The incidents that they are discussing are not that though. They are situations of known concern that were not taken care of. High value targets. Significant probability of failure. Haven't taken the newest risk assesment training yet.
 
Yes, with nature it can't be a zero tolerance policy. However, when it is known to be a problem then acting on it promptly is key. When budgetary limits are cited as the reason or lack of training then they are saying the risk is less costly than the remedy. Once the value of the settlement for the injured google engineer is finalized that may change.
 
If I was to ask a dpw tree crew what they're doing on some days they'd say they're driving around because it's too hot to sit in one place. Leadership issue, union caused, bs result. No doubt they had their budget cut.

The funny part is the workers would rather be working if they were properly trained and appreciated the work they were doing because they were doing it properly. Then there's the bums who drag the whole crew down with the union standard of bringing everyone down to the lowest common denominator. Takes superhuman leadership to overcome that.
 
It is, at least in the case of my town, the leadership that is the problem. There is no union but you still see the lowest common denominator take hold. The leadership moves people away from doing tree work then berates people for noticing problems. Once trained the workers are definitely more interested in doing the work.

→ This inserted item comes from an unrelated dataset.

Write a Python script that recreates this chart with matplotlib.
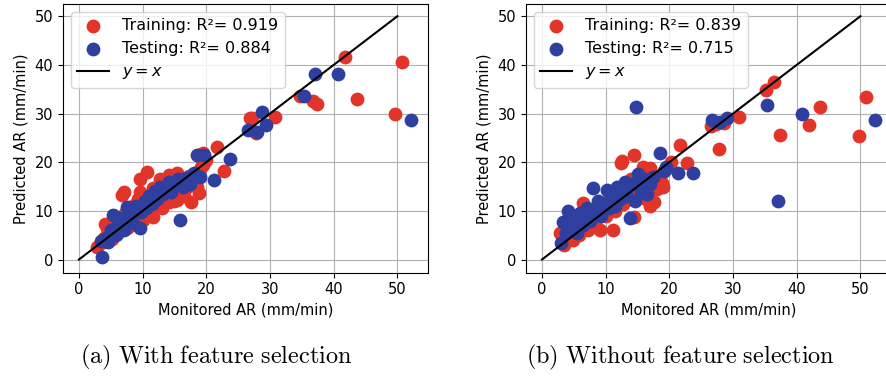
import matplotlib
matplotlib.use("Agg")
import matplotlib.pyplot as plt
import numpy as np

# ---- data ----
# (a) with feature selection
train_a_x = [2.8, 3.5, 4.0, 4.4, 4.1, 4.8, 5.2, 5.5, 5.8, 6.0, 6.3, 6.7, 7.0, 7.2, 7.5, 7.8, 8.0, 8.3, 8.6, 9.0,
             9.3, 9.6, 9.6, 10.0, 10.2, 10.7, 10.8, 11.0, 11.3, 11.6, 11.7, 12.2, 12.5, 12.8, 13.0, 13.3, 13.6, 14.1,
             14.2, 14.5, 14.8, 15.0, 15.4, 15.4, 15.8, 16.2, 16.5, 17.0, 17.3, 17.6, 18.0, 18.5, 18.8, 18.8, 19.2,
             19.5, 19.5, 20.0, 21.7, 22.8, 26.8, 27.1, 27.8, 30.8, 34.7, 36.7, 37.4, 41.8, 43.7, 49.6, 50.7]
train_a_y = [2.6, 3.4, 4.5, 6.4, 7.4, 5.0, 4.2, 6.0, 7.8, 5.2, 8.6, 13.2, 13.9, 9.5, 6.5, 8.0, 10.5, 7.2, 11.2, 9.0,
             12.5, 13.9, 16.6, 8.2, 11.0, 18.0, 13.0, 9.5, 12.2, 14.8, 8.7, 11.5, 13.5, 16.5, 10.5, 12.8, 15.0, 17.3,
             11.8, 13.8, 15.5, 12.0, 17.7, 12.2, 14.5, 16.0, 13.0, 14.9, 17.2, 11.8, 16.0, 15.0, 13.6, 21.4, 19.0,
             21.8, 19.4, 20.5, 23.1, 18.2, 29.0, 29.0, 26.0, 29.3, 33.7, 32.5, 31.9, 41.7, 32.9, 30.0, 40.6]
test_a_x = [3.6, 3.5, 4.2, 4.5, 5.0, 5.4, 5.8, 6.2, 6.5, 7.0, 7.5, 7.8, 8.2, 8.5, 9.0, 9.6, 9.8, 10.3, 10.6, 11.0,
            11.5, 12.0, 12.3, 12.8, 13.2, 13.7, 14.2, 14.5, 15.0, 15.5, 15.9, 16.3, 16.8, 17.5, 18.0, 18.5, 19.0,
            19.6, 21.2, 23.7, 26.6, 27.9, 28.7, 29.3, 35.4, 37.0, 40.7, 52.2]
test_a_y = [0.5, 3.8, 4.5, 3.6, 6.0, 9.1, 5.0, 7.0, 8.5, 6.0, 10.8, 8.5, 9.5, 7.5, 11.0, 6.4, 9.8, 12.0, 10.5, 13.0,
            11.5, 14.0, 12.5, 15.0, 13.5, 14.5, 16.0, 13.8, 15.5, 16.5, 8.1, 15.0, 16.8, 15.5, 17.8, 21.4, 17.0,
            21.4, 16.3, 20.7, 26.7, 26.2, 30.3, 27.6, 33.7, 38.2, 38.2, 28.7]

# (b) without feature selection
train_b_x = [2.8, 3.5, 4.0, 4.9, 5.5, 5.8, 6.5, 6.8, 7.2, 7.8, 8.3, 8.8, 9.1, 9.5, 10.0, 10.5, 11.2, 11.5, 12.0,
             12.4, 12.5, 12.8, 13.2, 13.6, 14.0, 14.4, 14.4, 14.8, 15.2, 15.6, 15.9, 16.3, 16.8, 17.0, 17.0, 17.6,
             18.0, 18.5, 18.9, 19.0, 19.5, 20.2, 21.7, 22.8, 26.5, 27.3, 27.8, 28.5, 30.9, 35.1, 36.5, 37.4, 41.9,
             43.7, 49.7, 50.9]
train_b_y = [5.4, 3.0, 6.5, 4.0, 7.0, 5.0, 11.6, 8.5, 6.0, 9.5, 7.5, 10.5, 6.1, 11.5, 9.0, 12.5, 6.1, 10.0, 13.5,
             19.9, 20.2, 11.5, 15.0, 12.5, 16.5, 8.8, 21.4, 13.5, 17.5, 14.8, 19.0, 12.5, 16.0, 18.8, 10.9, 11.9,
             14.5, 17.0, 15.7, 14.9, 18.5, 20.0, 23.6, 19.9, 27.5, 27.8, 22.8, 28.0, 29.2, 34.8, 36.5, 25.5, 27.7,
             31.3, 25.3, 33.3]
test_b_x = [3.0, 3.3, 3.8, 4.1, 4.5, 5.0, 5.5, 6.0, 6.5, 7.0, 7.5, 8.0, 8.3, 8.8, 9.2, 9.8, 10.2, 10.5, 11.0, 11.4,
            11.8, 12.2, 12.6, 13.0, 13.4, 13.9, 14.2, 14.6, 14.8, 15.0, 15.5, 16.0, 16.5, 17.0, 17.5, 18.6, 19.2,
            19.4, 21.3, 23.7, 26.7, 28.0, 29.0, 35.3, 37.0, 40.8, 52.3]
test_b_y = [3.3, 7.8, 5.5, 9.9, 6.8, 8.5, 5.5, 9.5, 7.0, 10.5, 8.0, 14.7, 10.0, 12.0, 9.0, 11.5, 14.3, 10.5, 13.0,
            11.0, 15.0, 12.5, 14.0, 16.0, 13.0, 8.5, 15.5, 12.0, 31.3, 17.5, 14.0, 16.5, 13.5, 15.5, 17.0, 21.9,
            18.1, 19.0, 17.8, 17.8, 28.6, 28.3, 29.0, 31.8, 12.0, 29.8, 28.7]

r2_a = (0.919, 0.884)
r2_b = (0.839, 0.715)
captions = ["(a) With feature selection", "(b) Without feature selection"]

RED = "#e3342a"
BLUE = "#2f3f9f"

plt.rcParams['font.size'] = 10.5
plt.rcParams['mathtext.fontset'] = 'dejavusans'

fig = plt.figure(figsize=(8.86, 3.78), dpi=100)
ax_a = fig.add_axes([0.0711, 0.2786, 0.412, 0.7108])
ax_b = fig.add_axes([0.5937, 0.2786, 0.412, 0.7108])

panels = [
    (ax_a, train_a_x, train_a_y, test_a_x, test_a_y, r2_a),
    (ax_b, train_b_x, train_b_y, test_b_x, test_b_y, r2_b),
]

for ax, trx, try_, tex, tey, r2 in panels:
    ax.scatter(trx, try_, s=80, color=RED, label=f"Training: R²= {r2[0]}", zorder=2)
    ax.scatter(tex, tey, s=80, color=BLUE, label=f"Testing: R²= {r2[1]}", zorder=2)
    ax.plot([0, 50], [0, 50], color="black", linewidth=1.5, label="$y=x$", zorder=3)
    ax.grid(True, color="#b0b0b0", linewidth=0.8)
    ax.set_axisbelow(True)
    ax.set_xlabel("Monitored AR (mm/min)")
    ax.set_ylabel("Predicted AR (mm/min)")
    ax.set_xticks([0, 10, 20, 30, 40, 50])
    ax.set_yticks([0, 10, 20, 30, 40, 50])
    ax.set_ylim(-2.7, 52.5)
    ax.legend(loc="upper left", fontsize=11.5)

ax_a.set_xlim(-2.5, 54.8)
ax_b.set_xlim(-2.5, 54.8)

# captions below each panel, Computer Modern look
for xc, cap in zip([0.244, 0.768], captions):
    txt = r"$\mathrm{" + cap.replace(" ", r"\ ") + "}$"
    fig.text(xc, 0.055, txt, ha="center", va="center", fontsize=17.5, math_fontfamily="cm")

fig.savefig("out.png", dpi=100)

Too many little fiefdoms here that inhibit the development of anything that may move beyond the status quo.
 
I worked on tree inventories for municipalities for many years and one of the most frustrating comments I got from the public was "this is a big waste of taxes." Other people would comment "why doesn't dpw inspect the trees, anybody can tell if a tree is dead."

I am glad to see some publicity showing the need to fund forestry programs.